--- BEGIN ---

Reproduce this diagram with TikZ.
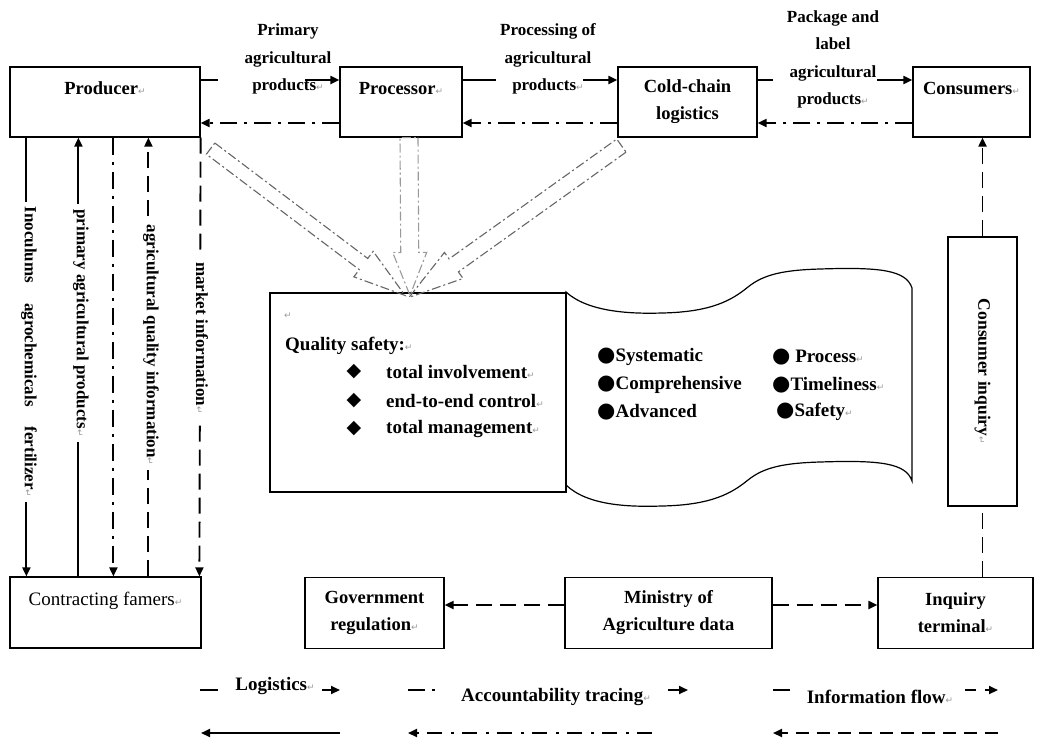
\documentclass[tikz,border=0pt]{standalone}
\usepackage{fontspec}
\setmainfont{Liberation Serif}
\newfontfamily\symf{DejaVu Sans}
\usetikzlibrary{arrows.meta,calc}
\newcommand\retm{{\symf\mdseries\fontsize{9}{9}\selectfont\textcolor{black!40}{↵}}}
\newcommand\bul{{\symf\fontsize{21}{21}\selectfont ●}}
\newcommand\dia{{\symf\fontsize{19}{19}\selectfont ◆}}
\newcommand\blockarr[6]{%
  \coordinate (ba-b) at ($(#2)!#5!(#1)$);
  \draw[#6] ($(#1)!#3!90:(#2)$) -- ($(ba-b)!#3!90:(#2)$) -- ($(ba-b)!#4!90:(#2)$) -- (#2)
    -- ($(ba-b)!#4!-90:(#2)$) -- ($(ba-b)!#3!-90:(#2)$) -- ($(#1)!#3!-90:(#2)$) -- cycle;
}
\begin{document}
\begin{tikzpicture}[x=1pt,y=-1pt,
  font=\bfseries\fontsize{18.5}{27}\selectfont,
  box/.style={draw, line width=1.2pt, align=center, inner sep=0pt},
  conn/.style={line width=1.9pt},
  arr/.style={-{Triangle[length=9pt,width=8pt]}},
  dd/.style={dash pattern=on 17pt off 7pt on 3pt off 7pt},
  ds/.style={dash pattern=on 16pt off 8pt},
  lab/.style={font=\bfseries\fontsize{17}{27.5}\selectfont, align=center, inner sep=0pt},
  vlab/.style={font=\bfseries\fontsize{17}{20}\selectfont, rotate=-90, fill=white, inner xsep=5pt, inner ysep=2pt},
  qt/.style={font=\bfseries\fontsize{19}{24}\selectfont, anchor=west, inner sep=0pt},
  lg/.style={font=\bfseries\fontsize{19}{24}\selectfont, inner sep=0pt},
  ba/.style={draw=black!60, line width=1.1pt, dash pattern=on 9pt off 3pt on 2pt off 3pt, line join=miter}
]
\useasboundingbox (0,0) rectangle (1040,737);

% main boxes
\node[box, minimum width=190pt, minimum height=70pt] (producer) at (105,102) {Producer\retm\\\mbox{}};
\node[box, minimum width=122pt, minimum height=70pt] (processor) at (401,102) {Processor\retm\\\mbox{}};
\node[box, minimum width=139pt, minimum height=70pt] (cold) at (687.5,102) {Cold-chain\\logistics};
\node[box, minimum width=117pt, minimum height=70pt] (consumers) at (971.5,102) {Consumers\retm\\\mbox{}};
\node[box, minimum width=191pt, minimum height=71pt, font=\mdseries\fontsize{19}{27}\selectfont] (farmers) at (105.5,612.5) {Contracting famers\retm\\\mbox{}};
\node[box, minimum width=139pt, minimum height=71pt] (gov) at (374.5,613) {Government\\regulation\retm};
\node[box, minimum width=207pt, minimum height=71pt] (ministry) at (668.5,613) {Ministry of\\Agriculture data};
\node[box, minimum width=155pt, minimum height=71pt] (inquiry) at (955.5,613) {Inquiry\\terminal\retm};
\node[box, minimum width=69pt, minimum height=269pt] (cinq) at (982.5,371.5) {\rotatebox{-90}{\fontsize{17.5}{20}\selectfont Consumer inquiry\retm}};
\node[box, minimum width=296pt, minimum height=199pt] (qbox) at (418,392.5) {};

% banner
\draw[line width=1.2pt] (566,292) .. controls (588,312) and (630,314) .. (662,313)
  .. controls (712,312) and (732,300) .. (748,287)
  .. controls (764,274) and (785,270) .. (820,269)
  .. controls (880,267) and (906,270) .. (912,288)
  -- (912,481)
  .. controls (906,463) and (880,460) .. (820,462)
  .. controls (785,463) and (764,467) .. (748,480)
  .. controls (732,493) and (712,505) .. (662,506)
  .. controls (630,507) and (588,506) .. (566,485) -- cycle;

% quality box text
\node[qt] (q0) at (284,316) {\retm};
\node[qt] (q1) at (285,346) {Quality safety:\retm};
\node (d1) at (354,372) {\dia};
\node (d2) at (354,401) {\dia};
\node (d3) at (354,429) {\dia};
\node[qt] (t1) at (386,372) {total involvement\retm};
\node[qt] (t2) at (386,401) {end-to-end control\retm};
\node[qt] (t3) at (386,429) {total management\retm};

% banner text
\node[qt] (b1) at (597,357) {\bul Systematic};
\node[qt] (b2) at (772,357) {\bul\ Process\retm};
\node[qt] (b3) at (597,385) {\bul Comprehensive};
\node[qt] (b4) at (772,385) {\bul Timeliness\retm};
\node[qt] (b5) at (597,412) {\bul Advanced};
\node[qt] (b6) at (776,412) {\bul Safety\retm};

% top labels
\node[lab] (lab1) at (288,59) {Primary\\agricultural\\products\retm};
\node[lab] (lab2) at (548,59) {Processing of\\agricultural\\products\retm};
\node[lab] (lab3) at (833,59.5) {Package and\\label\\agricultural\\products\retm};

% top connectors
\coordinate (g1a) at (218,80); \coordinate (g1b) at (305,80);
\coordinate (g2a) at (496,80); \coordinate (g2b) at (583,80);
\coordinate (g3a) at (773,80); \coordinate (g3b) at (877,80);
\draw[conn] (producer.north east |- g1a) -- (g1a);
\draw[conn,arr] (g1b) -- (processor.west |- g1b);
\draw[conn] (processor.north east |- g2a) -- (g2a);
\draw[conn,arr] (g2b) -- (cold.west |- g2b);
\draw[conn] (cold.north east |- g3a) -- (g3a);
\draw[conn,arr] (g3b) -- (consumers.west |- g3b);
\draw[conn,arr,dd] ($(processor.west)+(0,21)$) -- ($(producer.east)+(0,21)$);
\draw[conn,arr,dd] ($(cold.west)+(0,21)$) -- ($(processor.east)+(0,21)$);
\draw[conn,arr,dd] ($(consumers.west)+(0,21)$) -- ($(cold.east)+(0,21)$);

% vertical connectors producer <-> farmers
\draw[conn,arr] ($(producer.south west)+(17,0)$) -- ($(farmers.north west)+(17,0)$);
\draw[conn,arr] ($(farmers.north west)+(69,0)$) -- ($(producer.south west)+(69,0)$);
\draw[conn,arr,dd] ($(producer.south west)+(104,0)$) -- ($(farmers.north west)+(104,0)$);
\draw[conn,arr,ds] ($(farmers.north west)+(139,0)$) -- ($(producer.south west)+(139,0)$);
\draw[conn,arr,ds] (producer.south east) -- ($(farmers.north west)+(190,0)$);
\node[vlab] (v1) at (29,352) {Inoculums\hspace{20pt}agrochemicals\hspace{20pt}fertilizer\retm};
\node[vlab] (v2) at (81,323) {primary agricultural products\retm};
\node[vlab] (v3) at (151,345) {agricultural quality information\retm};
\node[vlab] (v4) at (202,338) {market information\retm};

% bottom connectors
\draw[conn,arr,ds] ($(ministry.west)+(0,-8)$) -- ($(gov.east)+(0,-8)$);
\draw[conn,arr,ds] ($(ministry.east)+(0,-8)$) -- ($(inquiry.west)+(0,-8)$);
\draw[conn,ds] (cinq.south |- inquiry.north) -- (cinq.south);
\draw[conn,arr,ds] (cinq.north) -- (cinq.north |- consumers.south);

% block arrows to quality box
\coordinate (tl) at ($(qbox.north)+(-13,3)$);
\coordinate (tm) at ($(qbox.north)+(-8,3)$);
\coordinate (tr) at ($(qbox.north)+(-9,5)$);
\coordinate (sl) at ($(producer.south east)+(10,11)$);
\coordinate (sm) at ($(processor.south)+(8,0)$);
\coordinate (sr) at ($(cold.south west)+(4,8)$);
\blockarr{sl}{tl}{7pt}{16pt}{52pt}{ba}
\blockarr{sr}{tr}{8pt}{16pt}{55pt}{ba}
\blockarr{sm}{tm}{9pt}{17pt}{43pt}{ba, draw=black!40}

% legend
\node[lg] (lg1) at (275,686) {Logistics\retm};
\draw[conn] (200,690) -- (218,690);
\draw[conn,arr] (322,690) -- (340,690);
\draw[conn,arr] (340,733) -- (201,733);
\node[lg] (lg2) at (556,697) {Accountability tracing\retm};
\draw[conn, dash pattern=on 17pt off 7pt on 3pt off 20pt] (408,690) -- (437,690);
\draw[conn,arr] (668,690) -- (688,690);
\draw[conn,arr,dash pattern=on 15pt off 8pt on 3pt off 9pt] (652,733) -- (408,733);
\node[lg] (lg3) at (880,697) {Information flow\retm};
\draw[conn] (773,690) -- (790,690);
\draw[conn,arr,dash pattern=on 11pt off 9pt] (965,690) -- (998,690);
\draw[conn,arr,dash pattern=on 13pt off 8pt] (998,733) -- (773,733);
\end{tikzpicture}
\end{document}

--- END ---

_GOAL_:
Restate, line by line and word for word, everything from the top of the material through the line that contains "(0,0) rectangle (1040,737);". Leave pictures out.

_OUTPUT OF THE EXERCISE_:
Reproduce this diagram with TikZ.
\documentclass[tikz,border=0pt]{standalone}
\usepackage{fontspec}
\setmainfont{Liberation Serif}
\newfontfamily\symf{DejaVu Sans}
\usetikzlibrary{arrows.meta,calc}
\newcommand\retm{{\symf\mdseries\fontsize{9}{9}\selectfont\textcolor{black!40}{↵}}}
\newcommand\bul{{\symf\fontsize{21}{21}\selectfont ●}}
\newcommand\dia{{\symf\fontsize{19}{19}\selectfont ◆}}
\newcommand\blockarr[6]{%
  \coordinate (ba-b) at ($(#2)!#5!(#1)$);
  \draw[#6] ($(#1)!#3!90:(#2)$) -- ($(ba-b)!#3!90:(#2)$) -- ($(ba-b)!#4!90:(#2)$) -- (#2)
    -- ($(ba-b)!#4!-90:(#2)$) -- ($(ba-b)!#3!-90:(#2)$) -- ($(#1)!#3!-90:(#2)$) -- cycle;
}
\begin{document}
\begin{tikzpicture}[x=1pt,y=-1pt,
  font=\bfseries\fontsize{18.5}{27}\selectfont,
  box/.style={draw, line width=1.2pt, align=center, inner sep=0pt},
  conn/.style={line width=1.9pt},
  arr/.style={-{Triangle[length=9pt,width=8pt]}},
  dd/.style={dash pattern=on 17pt off 7pt on 3pt off 7pt},
  ds/.style={dash pattern=on 16pt off 8pt},
  lab/.style={font=\bfseries\fontsize{17}{27.5}\selectfont, align=center, inner sep=0pt},
  vlab/.style={font=\bfseries\fontsize{17}{20}\selectfont, rotate=-90, fill=white, inner xsep=5pt, inner ysep=2pt},
  qt/.style={font=\bfseries\fontsize{19}{24}\selectfont, anchor=west, inner sep=0pt},
  lg/.style={font=\bfseries\fontsize{19}{24}\selectfont, inner sep=0pt},
  ba/.style={draw=black!60, line width=1.1pt, dash pattern=on 9pt off 3pt on 2pt off 3pt, line join=miter}
]
\useasboundingbox (0,0) rectangle (1040,737);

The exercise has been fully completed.